How long since you were last in Central Otago, and when will you be there next?

“I literally haven’t been home for a year. But it is with great relief and excitement I think I can confidently say I will be home in about three weeks. In time for vintage. I have felt very bereft in my absence.

Why is making great Pinot in this place such a passion?

Look I've said this before, you can really like many places but you can only love one place - and that place for me is Central Otago. Coupled with that, there is the extreme good fortune that the place I love best is one of the best places in the world to grow the wine I love best.

You have said sustainability needs to be a priority for New Zealand. What are the most pressing sustainability issues when it comes to wine?

My view is that we should be doing everything we can to produce wines with the smallest carbon footprint possible and in a way that benefits rather than harms the environment.

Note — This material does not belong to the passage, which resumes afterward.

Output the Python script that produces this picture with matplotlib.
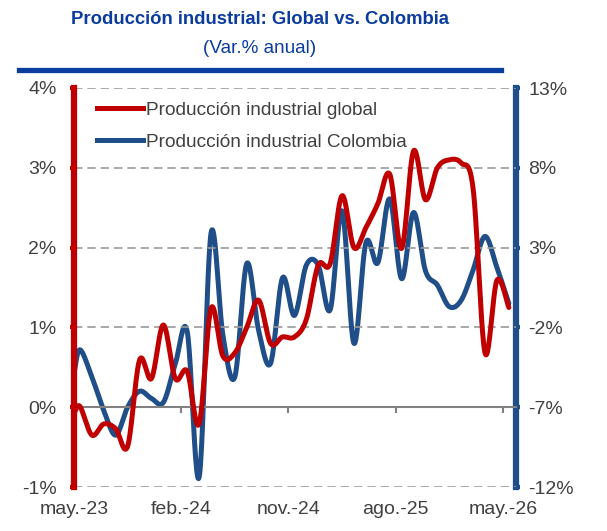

This may sound preachy, but to me (I was in Australia for both the fires and the floods) it’s just common sense. Climate change is the greater threat to us as a species than anything we have known before. With the possible exception of Mr Putin.

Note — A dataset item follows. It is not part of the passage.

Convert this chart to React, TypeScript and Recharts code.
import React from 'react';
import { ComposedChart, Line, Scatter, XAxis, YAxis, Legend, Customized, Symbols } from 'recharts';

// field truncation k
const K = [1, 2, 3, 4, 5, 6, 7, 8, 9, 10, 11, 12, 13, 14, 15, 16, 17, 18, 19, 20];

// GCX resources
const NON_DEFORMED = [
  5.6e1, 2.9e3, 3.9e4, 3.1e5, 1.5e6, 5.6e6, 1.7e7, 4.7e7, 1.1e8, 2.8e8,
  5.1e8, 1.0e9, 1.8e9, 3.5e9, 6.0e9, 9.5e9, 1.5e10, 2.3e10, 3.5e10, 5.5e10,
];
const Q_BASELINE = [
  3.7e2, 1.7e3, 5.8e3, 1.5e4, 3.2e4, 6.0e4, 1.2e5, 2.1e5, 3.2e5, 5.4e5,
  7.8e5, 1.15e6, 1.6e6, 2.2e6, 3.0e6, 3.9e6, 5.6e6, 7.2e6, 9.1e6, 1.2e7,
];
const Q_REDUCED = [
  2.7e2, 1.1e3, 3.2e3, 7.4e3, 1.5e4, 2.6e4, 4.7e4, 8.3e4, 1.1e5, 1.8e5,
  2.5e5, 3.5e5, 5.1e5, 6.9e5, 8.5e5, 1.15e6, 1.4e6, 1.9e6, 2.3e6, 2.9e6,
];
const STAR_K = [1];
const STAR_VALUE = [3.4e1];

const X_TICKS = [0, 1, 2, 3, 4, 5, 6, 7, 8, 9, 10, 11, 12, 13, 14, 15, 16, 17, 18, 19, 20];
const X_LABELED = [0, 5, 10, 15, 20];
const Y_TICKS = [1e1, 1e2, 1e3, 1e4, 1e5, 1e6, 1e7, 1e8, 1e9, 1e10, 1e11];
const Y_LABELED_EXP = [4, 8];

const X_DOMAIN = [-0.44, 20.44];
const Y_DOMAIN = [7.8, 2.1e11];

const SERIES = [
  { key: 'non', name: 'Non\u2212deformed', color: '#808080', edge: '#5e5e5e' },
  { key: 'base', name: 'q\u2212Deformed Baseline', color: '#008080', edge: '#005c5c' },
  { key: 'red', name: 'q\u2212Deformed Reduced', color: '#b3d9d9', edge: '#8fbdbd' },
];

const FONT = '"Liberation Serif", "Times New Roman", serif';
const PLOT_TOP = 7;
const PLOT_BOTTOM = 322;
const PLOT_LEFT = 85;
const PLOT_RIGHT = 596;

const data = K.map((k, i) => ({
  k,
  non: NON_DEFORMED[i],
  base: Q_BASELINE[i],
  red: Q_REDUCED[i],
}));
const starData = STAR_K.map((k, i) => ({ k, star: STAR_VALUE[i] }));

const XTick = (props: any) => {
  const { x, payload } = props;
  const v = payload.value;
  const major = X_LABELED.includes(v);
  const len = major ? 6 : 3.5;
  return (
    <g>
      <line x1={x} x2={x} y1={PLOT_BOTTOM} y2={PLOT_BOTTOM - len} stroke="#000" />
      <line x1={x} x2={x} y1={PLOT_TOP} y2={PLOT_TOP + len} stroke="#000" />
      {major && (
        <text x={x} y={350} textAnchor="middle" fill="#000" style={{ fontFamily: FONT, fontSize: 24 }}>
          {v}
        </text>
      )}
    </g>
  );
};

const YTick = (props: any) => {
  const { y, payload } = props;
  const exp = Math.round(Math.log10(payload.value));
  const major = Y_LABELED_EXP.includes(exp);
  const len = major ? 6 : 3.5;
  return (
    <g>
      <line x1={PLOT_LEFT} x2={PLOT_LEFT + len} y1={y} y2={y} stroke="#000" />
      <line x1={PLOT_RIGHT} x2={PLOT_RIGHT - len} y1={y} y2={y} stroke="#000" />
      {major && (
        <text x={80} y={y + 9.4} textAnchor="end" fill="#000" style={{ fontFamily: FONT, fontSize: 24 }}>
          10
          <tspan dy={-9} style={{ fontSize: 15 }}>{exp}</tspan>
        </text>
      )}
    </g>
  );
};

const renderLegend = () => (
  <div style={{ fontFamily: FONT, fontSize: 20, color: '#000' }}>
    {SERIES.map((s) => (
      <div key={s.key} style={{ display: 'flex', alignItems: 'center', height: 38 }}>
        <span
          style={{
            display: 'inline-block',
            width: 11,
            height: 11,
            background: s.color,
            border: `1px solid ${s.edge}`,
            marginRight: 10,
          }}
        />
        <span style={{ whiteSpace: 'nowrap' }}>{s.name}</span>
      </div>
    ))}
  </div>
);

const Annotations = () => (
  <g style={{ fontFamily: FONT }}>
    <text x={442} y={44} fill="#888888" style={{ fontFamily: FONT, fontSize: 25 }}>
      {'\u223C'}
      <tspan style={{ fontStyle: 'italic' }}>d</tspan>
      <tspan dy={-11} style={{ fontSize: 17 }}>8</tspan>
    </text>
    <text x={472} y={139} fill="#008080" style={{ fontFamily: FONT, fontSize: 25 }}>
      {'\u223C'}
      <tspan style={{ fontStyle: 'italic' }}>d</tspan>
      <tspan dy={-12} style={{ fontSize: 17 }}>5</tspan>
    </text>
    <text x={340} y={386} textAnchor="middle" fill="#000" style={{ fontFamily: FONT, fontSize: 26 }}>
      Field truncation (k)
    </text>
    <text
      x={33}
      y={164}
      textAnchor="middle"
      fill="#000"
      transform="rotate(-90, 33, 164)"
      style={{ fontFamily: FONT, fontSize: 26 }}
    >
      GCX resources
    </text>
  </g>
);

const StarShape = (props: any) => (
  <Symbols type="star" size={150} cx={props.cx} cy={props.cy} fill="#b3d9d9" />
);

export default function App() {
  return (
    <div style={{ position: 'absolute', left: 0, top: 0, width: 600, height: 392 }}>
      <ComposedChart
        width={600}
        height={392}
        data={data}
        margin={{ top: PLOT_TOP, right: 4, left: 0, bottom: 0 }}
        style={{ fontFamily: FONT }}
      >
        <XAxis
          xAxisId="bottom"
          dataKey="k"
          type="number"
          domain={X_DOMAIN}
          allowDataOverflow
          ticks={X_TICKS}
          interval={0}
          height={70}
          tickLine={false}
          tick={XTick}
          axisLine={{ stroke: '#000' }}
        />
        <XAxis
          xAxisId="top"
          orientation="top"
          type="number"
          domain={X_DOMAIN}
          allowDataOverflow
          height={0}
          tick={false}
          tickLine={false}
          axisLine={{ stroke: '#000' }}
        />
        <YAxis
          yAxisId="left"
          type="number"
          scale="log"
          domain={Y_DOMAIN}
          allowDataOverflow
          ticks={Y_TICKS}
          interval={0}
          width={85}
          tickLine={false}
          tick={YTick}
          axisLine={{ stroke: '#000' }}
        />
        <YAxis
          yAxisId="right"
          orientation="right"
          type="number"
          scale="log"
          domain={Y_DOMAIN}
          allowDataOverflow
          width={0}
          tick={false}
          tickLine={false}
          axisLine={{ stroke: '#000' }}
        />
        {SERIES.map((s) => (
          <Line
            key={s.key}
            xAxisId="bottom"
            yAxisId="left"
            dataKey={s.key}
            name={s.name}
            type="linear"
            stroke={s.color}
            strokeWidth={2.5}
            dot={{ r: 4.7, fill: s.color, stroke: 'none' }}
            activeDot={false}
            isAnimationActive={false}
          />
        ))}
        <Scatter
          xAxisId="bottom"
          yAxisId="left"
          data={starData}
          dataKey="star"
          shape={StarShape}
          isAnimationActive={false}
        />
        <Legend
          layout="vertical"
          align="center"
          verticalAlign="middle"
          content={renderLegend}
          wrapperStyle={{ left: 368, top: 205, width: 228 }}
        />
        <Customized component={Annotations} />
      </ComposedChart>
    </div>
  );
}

What has Two Paddocks done to reduce its environmental impact?

For one thing, we put a lot of energy and time into planting native trees. I have a giddy affection for native birds, and I plant for them as much as for anything. In the last year or so we have planted about 2,500 trees and shrubs, the vast majority of which are natives. Growing wine surrounded by the chimes of tūi, bellbirds and grey warblers: that to me is bliss.

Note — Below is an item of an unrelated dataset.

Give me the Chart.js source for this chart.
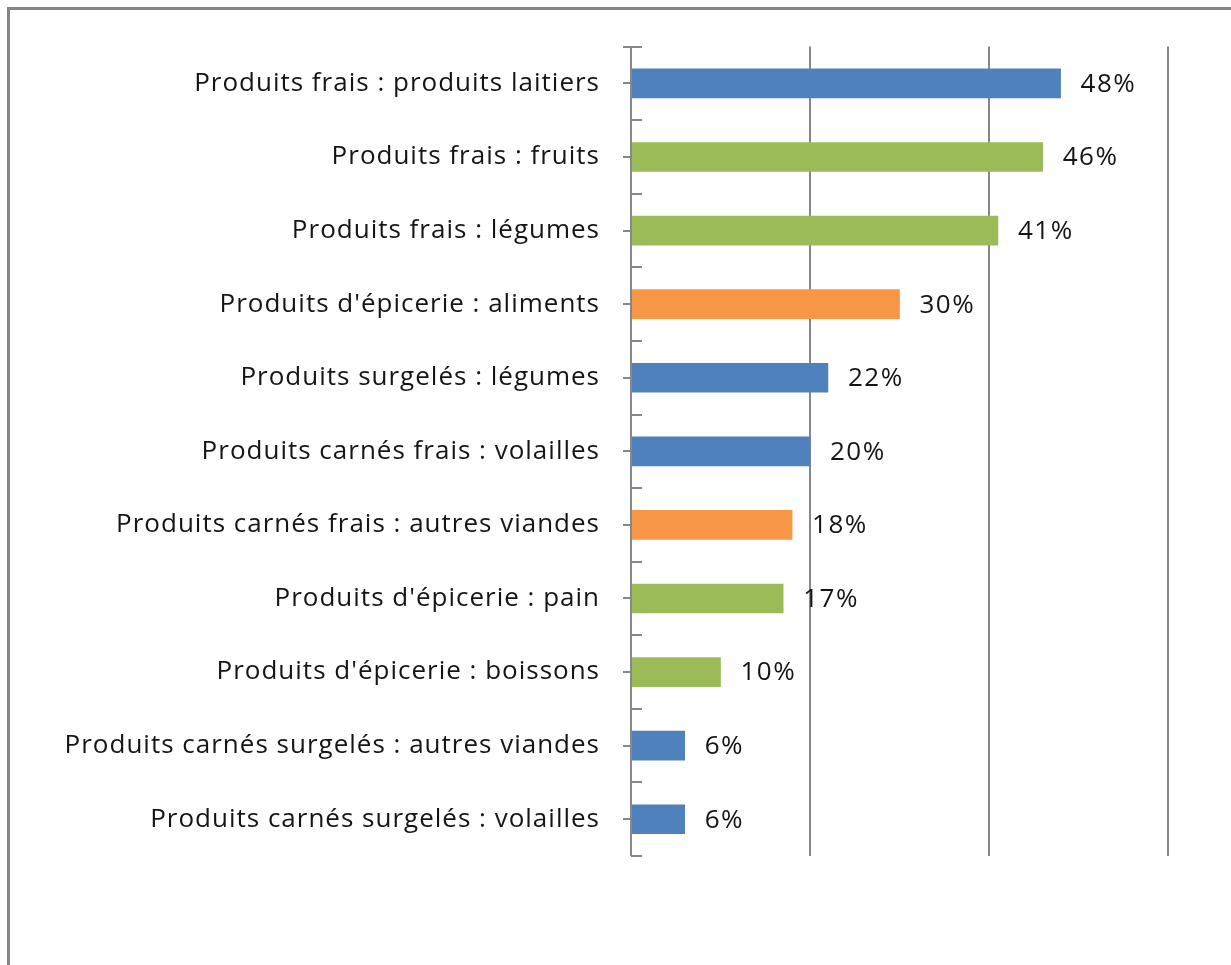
<!DOCTYPE html>
<html>
<head>
<meta charset="utf-8">
<script src="https://cdn.jsdelivr.net/npm/chart.js@4/dist/chart.umd.min.js"></script>
<style>
html,body{margin:0;padding:0;background:#fff;}
#wrap{position:relative;width:1231px;height:965px;}
</style>
</head>
<body>
<div id="wrap"><canvas id="c" width="1231" height="965"></canvas></div>
<script>
const categories = [
  "Produits frais : produits laitiers",
  "Produits frais : fruits",
  "Produits frais : légumes",
  "Produits d'épicerie : aliments",
  "Produits surgelés : légumes",
  "Produits carnés frais : volailles",
  "Produits carnés frais : autres viandes",
  "Produits d'épicerie : pain",
  "Produits d'épicerie : boissons",
  "Produits carnés surgelés : autres viandes",
  "Produits carnés surgelés : volailles"
];
const values = [48, 46, 41, 30, 22, 20, 18, 17, 10, 6, 6];
const colorGroups = ["blue","green","green","orange","blue","blue","orange","green","green","blue","blue"];
const xTicks = [0, 20, 40, 60];

const palette = {blue:"#4F81BD", green:"#9BBB59", orange:"#F79646"};
const FONT = "'Open Sans', sans-serif";
const GRID = "#878787";
const TEXT = "#151515";

const decor = {
  id: 'decor',
  beforeDraw(chart) {
    const ctx = chart.ctx;
    ctx.save();
    ctx.fillStyle = '#fff';
    ctx.fillRect(0, 0, chart.width, chart.height);
    ctx.strokeStyle = '#858585';
    ctx.lineWidth = 3;
    ctx.beginPath();
    ctx.moveTo(8.5, chart.height);
    ctx.lineTo(8.5, 8.5);
    ctx.lineTo(chart.width, 8.5);
    ctx.stroke();
    ctx.restore();
    ctx.letterSpacing = '1px';
  },
  afterDatasetsDraw(chart) {
    const ctx = chart.ctx;
    const y = chart.scales.y;
    const x = chart.scales.x;
    const x0 = x.getPixelForValue(0);
    ctx.save();
    ctx.strokeStyle = GRID;
    ctx.lineWidth = 2;
    ctx.beginPath();
    ctx.moveTo(x0, y.top);
    ctx.lineTo(x0, y.bottom);
    for (let i = 0; i <= categories.length; i++) {
      const py = Math.round(y.getPixelForValue(i - 0.5));
      ctx.moveTo(x0 - (i === 0 ? 8 : 0), py);
      ctx.lineTo(x0 + 11, py);
    }
    for (let i = 0; i < categories.length; i++) {
      const py = Math.round(y.getPixelForValue(i));
      ctx.moveTo(x0 - 8, py);
      ctx.lineTo(x0, py);
    }
    ctx.stroke();
    ctx.fillStyle = TEXT;
    ctx.font = '26px ' + FONT;
    ctx.letterSpacing = '1.5px';
    ctx.textBaseline = 'middle';
    ctx.textAlign = 'left';
    const meta = chart.getDatasetMeta(0);
    meta.data.forEach((bar, i) => {
      ctx.fillText(values[i] + '%', bar.x + 20, bar.y + 1);
    });
    ctx.restore();
  }
};

new Chart(document.getElementById('c'), {
  type: 'bar',
  data: {
    labels: categories,
    datasets: [{
      data: values,
      backgroundColor: colorGroups.map(g => palette[g]),
      borderWidth: 0,
      barThickness: 29
    }]
  },
  options: {
    indexAxis: 'y',
    responsive: false,
    animation: false,
    layout: {padding: {top: 44, right: 63, bottom: 109, left: 0}},
    plugins: {legend: {display: false}, tooltip: {enabled: false}},
    scales: {
      x: {
        min: 0, max: 60,
        afterBuildTicks(scale) { scale.ticks = xTicks.map(v => ({value: v})); },
        afterFit(scale) { scale.height = 0; },
        ticks: {display: false},
        border: {display: false},
        grid: {
          drawTicks: false,
          color: (c) => c.tick && c.tick.value === 0 ? 'rgba(0,0,0,0)' : GRID,
          lineWidth: 2
        }
      },
      y: {
        afterFit(scale) { scale.width = 631; },
        border: {display: false},
        grid: {display: false, drawTicks: false},
        ticks: {
          padding: 31,
          autoSkip: false,
          color: TEXT,
          font: {family: FONT, size: 26}
        }
      }
    }
  },
  plugins: [decor]
});
</script>
</body>
</html>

On a more mundane level, we have a comprehensive composting programme which includes all winery waste. And we are extremely mindful of soil health; no super phosphate, no herbicides, no insecticides, etc.

When did sustainability become so important to you?

Good question, and I think this goes back pretty much to the Vietnam days. When I left university I worked for an agricultural contractor for a short while. We were aware of the horrors of Agent Orange in Vietnam and imagine how I felt when I realised we were spraying the same thing, effectively, over gorse in the deep south. There is nothing new about environmentalism, but I think that was the signal moment for me.

Green wash or authentic stories - can consumers tell the difference?

I hope so. I hate to say, we have in New Zealand been inclined to bullshit about a number of things for a while now. The whole ‘Green Clean New Zealand’ slogan is demonstrably fallacious and at one point I think as many as 60% of New Zealand rivers were undrinkable but also unswimmable. For a kid that grew up swimming and drinking in gin-clear Otago rivers, this is profoundly depressing. I really wish we were clean and green. But we have to do a lot to get there. Wine producers have to be part of that story.

You travel the world making movies, and right now you're in Los Angeles, preparing for the launch of Jurassic World Dominion later this year. You've been in Italy recently shooting Assassins Club and before that The Portable Door. How do you balance that life with being a Pinot-growing citizen of Central Otago, accompanied by a ukelele and pet pig?

I try to balance things as best I can between my two lives, but Covid has upset many plans and often over the last two years. Fingers crossed we will get back to something like normality. In terms of balance, life on the farm is about as different as life on a sound stage as you can imagine, and I like that balance to be roughly 50/50.

What will your winegrowing legacy be?

Well, I’ll be dead so I guess I won’t be caring too much. But at this stage, I’d like to think that Two Paddocks will be a sought after, highly valued wine producer still, in 100 years’ time.”